- **Objective**
Write the data out again, character for character, with no images.
· · ·
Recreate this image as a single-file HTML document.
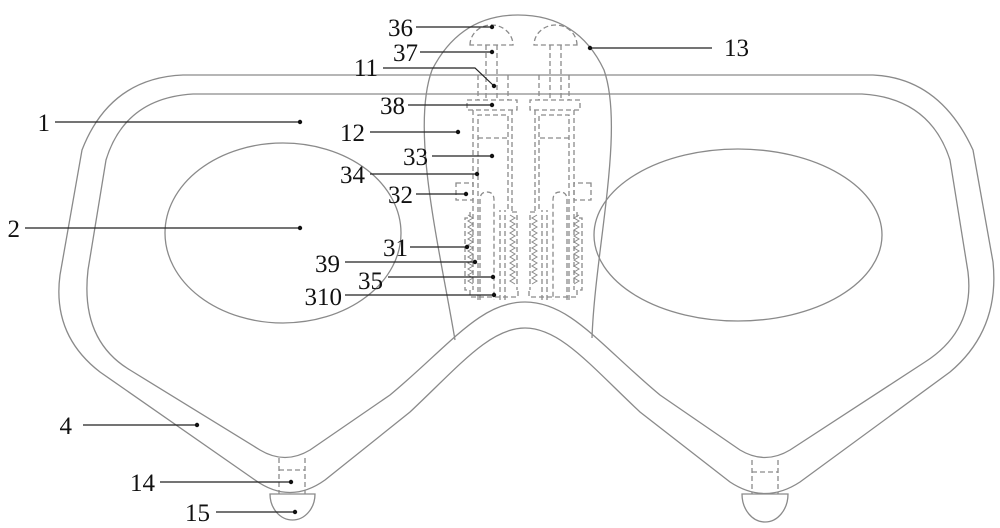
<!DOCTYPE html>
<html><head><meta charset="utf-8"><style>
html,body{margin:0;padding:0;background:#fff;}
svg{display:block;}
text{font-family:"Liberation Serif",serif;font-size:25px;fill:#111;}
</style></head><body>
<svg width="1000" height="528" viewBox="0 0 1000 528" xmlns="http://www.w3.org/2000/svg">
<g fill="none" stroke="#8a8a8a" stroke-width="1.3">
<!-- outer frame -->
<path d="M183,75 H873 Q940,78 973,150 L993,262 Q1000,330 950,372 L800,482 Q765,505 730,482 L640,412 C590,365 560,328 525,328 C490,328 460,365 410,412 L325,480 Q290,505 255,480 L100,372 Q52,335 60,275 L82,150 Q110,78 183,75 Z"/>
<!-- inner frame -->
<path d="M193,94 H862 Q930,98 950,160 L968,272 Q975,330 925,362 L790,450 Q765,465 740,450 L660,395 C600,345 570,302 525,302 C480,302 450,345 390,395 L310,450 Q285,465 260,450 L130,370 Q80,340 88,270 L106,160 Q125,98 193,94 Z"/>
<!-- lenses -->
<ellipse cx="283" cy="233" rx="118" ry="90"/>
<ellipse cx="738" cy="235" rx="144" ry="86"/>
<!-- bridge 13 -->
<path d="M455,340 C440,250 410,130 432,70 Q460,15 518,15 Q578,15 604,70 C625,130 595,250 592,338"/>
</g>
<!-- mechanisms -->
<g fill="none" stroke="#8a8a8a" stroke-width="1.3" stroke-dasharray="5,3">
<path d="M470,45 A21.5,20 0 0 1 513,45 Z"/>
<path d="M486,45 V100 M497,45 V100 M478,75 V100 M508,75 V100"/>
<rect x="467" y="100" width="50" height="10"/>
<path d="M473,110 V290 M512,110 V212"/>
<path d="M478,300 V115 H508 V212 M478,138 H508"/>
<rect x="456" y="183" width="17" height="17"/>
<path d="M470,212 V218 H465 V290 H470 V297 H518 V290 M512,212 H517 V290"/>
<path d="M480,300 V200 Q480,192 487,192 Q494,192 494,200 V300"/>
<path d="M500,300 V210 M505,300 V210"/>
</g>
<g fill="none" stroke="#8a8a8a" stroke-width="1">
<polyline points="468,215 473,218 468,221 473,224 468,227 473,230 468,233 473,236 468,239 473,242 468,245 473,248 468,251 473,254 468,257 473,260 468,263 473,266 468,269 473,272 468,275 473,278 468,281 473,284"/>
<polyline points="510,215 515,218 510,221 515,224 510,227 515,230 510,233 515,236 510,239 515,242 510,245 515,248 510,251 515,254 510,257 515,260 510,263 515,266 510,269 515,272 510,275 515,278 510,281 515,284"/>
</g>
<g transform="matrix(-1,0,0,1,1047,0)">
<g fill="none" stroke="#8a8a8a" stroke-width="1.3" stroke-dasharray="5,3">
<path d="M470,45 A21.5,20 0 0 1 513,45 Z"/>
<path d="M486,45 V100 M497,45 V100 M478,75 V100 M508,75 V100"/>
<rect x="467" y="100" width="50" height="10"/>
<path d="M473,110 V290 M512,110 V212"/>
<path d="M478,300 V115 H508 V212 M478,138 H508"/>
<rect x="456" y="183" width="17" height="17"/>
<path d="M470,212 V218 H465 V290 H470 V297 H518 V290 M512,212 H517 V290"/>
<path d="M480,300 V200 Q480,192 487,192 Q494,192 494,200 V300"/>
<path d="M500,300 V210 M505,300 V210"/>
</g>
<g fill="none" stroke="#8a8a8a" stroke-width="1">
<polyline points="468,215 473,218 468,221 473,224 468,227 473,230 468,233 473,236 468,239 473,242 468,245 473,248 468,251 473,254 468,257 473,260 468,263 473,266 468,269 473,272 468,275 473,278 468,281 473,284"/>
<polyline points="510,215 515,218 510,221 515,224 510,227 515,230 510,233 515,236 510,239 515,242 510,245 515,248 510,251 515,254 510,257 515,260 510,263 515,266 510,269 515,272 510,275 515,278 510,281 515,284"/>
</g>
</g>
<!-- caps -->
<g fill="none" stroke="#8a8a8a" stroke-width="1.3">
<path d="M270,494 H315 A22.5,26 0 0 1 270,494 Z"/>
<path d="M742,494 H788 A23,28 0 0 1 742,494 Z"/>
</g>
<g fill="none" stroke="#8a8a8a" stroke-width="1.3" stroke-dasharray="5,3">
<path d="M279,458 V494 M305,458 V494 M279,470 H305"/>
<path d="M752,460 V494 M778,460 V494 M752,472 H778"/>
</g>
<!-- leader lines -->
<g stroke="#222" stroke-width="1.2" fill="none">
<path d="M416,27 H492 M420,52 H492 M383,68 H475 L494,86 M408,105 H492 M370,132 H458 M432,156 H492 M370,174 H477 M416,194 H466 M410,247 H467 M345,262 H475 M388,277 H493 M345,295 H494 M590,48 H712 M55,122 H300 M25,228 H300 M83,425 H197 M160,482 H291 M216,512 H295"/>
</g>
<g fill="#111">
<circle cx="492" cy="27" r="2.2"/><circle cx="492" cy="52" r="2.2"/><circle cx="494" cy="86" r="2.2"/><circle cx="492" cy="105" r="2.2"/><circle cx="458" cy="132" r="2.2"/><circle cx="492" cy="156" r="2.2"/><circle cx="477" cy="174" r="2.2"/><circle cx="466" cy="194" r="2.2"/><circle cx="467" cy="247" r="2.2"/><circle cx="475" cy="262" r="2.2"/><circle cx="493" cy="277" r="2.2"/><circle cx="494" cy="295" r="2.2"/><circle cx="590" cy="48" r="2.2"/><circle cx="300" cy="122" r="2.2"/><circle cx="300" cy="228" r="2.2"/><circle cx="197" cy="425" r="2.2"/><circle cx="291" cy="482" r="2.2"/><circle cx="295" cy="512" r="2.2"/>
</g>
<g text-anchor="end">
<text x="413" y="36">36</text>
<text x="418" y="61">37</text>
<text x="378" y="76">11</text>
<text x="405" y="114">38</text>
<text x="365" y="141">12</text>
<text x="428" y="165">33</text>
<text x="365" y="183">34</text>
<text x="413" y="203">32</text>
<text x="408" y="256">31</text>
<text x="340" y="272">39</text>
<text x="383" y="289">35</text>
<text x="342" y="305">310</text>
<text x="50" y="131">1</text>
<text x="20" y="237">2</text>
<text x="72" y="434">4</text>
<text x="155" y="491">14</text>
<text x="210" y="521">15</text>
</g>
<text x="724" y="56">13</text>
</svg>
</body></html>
· · ·
- **Result**
Recreate this image as a single-file HTML document.
<!DOCTYPE html>
<html><head><meta charset="utf-8"><style>
html,body{margin:0;padding:0;background:#fff;}
svg{display:block;}
text{font-family:"Liberation Serif",serif;font-size:25px;fill:#111;}
</style></head><body>
<svg width="1000" height="528" viewBox="0 0 1000 528" xmlns="http://www.w3.org/2000/svg">
<g fill="none" stroke="#8a8a8a" stroke-width="1.3">
<!-- outer frame -->
<path d="M183,75 H873 Q940,78 973,150 L993,262 Q1000,330 950,372 L800,482 Q765,505 730,482 L640,412 C590,365 560,328 525,328 C490,328 460,365 410,412 L325,480 Q290,505 255,480 L100,372 Q52,335 60,275 L82,150 Q110,78 183,75 Z"/>
<!-- inner frame -->
<path d="M193,94 H862 Q930,98 950,160 L968,272 Q975,330 925,362 L790,450 Q765,465 740,450 L660,395 C600,345 570,302 525,302 C480,302 450,345 390,395 L310,450 Q285,465 260,450 L130,370 Q80,340 88,270 L106,160 Q125,98 193,94 Z"/>
<!-- lenses -->
<ellipse cx="283" cy="233" rx="118" ry="90"/>
<ellipse cx="738" cy="235" rx="144" ry="86"/>
<!-- bridge 13 -->
<path d="M455,340 C440,250 410,130 432,70 Q460,15 518,15 Q578,15 604,70 C625,130 595,250 592,338"/>
</g>
<!-- mechanisms -->
<g fill="none" stroke="#8a8a8a" stroke-width="1.3" stroke-dasharray="5,3">
<path d="M470,45 A21.5,20 0 0 1 513,45 Z"/>
<path d="M486,45 V100 M497,45 V100 M478,75 V100 M508,75 V100"/>
<rect x="467" y="100" width="50" height="10"/>
<path d="M473,110 V290 M512,110 V212"/>
<path d="M478,300 V115 H508 V212 M478,138 H508"/>
<rect x="456" y="183" width="17" height="17"/>
<path d="M470,212 V218 H465 V290 H470 V297 H518 V290 M512,212 H517 V290"/>
<path d="M480,300 V200 Q480,192 487,192 Q494,192 494,200 V300"/>
<path d="M500,300 V210 M505,300 V210"/>
</g>
<g fill="none" stroke="#8a8a8a" stroke-width="1">
<polyline points="468,215 473,218 468,221 473,224 468,227 473,230 468,233 473,236 468,239 473,242 468,245 473,248 468,251 473,254 468,257 473,260 468,263 473,266 468,269 473,272 468,275 473,278 468,281 473,284"/>
<polyline points="510,215 515,218 510,221 515,224 510,227 515,230 510,233 515,236 510,239 515,242 510,245 515,248 510,251 515,254 510,257 515,260 510,263 515,266 510,269 515,272 510,275 515,278 510,281 515,284"/>
</g>
<g transform="matrix(-1,0,0,1,1047,0)">
<g fill="none" stroke="#8a8a8a" stroke-width="1.3" stroke-dasharray="5,3">
<path d="M470,45 A21.5,20 0 0 1 513,45 Z"/>
<path d="M486,45 V100 M497,45 V100 M478,75 V100 M508,75 V100"/>
<rect x="467" y="100" width="50" height="10"/>
<path d="M473,110 V290 M512,110 V212"/>
<path d="M478,300 V115 H508 V212 M478,138 H508"/>
<rect x="456" y="183" width="17" height="17"/>
<path d="M470,212 V218 H465 V290 H470 V297 H518 V290 M512,212 H517 V290"/>
<path d="M480,300 V200 Q480,192 487,192 Q494,192 494,200 V300"/>
<path d="M500,300 V210 M505,300 V210"/>
</g>
<g fill="none" stroke="#8a8a8a" stroke-width="1">
<polyline points="468,215 473,218 468,221 473,224 468,227 473,230 468,233 473,236 468,239 473,242 468,245 473,248 468,251 473,254 468,257 473,260 468,263 473,266 468,269 473,272 468,275 473,278 468,281 473,284"/>
<polyline points="510,215 515,218 510,221 515,224 510,227 515,230 510,233 515,236 510,239 515,242 510,245 515,248 510,251 515,254 510,257 515,260 510,263 515,266 510,269 515,272 510,275 515,278 510,281 515,284"/>
</g>
</g>
<!-- caps -->
<g fill="none" stroke="#8a8a8a" stroke-width="1.3">
<path d="M270,494 H315 A22.5,26 0 0 1 270,494 Z"/>
<path d="M742,494 H788 A23,28 0 0 1 742,494 Z"/>
</g>
<g fill="none" stroke="#8a8a8a" stroke-width="1.3" stroke-dasharray="5,3">
<path d="M279,458 V494 M305,458 V494 M279,470 H305"/>
<path d="M752,460 V494 M778,460 V494 M752,472 H778"/>
</g>
<!-- leader lines -->
<g stroke="#222" stroke-width="1.2" fill="none">
<path d="M416,27 H492 M420,52 H492 M383,68 H475 L494,86 M408,105 H492 M370,132 H458 M432,156 H492 M370,174 H477 M416,194 H466 M410,247 H467 M345,262 H475 M388,277 H493 M345,295 H494 M590,48 H712 M55,122 H300 M25,228 H300 M83,425 H197 M160,482 H291 M216,512 H295"/>
</g>
<g fill="#111">
<circle cx="492" cy="27" r="2.2"/><circle cx="492" cy="52" r="2.2"/><circle cx="494" cy="86" r="2.2"/><circle cx="492" cy="105" r="2.2"/><circle cx="458" cy="132" r="2.2"/><circle cx="492" cy="156" r="2.2"/><circle cx="477" cy="174" r="2.2"/><circle cx="466" cy="194" r="2.2"/><circle cx="467" cy="247" r="2.2"/><circle cx="475" cy="262" r="2.2"/><circle cx="493" cy="277" r="2.2"/><circle cx="494" cy="295" r="2.2"/><circle cx="590" cy="48" r="2.2"/><circle cx="300" cy="122" r="2.2"/><circle cx="300" cy="228" r="2.2"/><circle cx="197" cy="425" r="2.2"/><circle cx="291" cy="482" r="2.2"/><circle cx="295" cy="512" r="2.2"/>
</g>
<g text-anchor="end">
<text x="413" y="36">36</text>
<text x="418" y="61">37</text>
<text x="378" y="76">11</text>
<text x="405" y="114">38</text>
<text x="365" y="141">12</text>
<text x="428" y="165">33</text>
<text x="365" y="183">34</text>
<text x="413" y="203">32</text>
<text x="408" y="256">31</text>
<text x="340" y="272">39</text>
<text x="383" y="289">35</text>
<text x="342" y="305">310</text>
<text x="50" y="131">1</text>
<text x="20" y="237">2</text>
<text x="72" y="434">4</text>
<text x="155" y="491">14</text>
<text x="210" y="521">15</text>
</g>
<text x="724" y="56">13</text>
</svg>
</body></html>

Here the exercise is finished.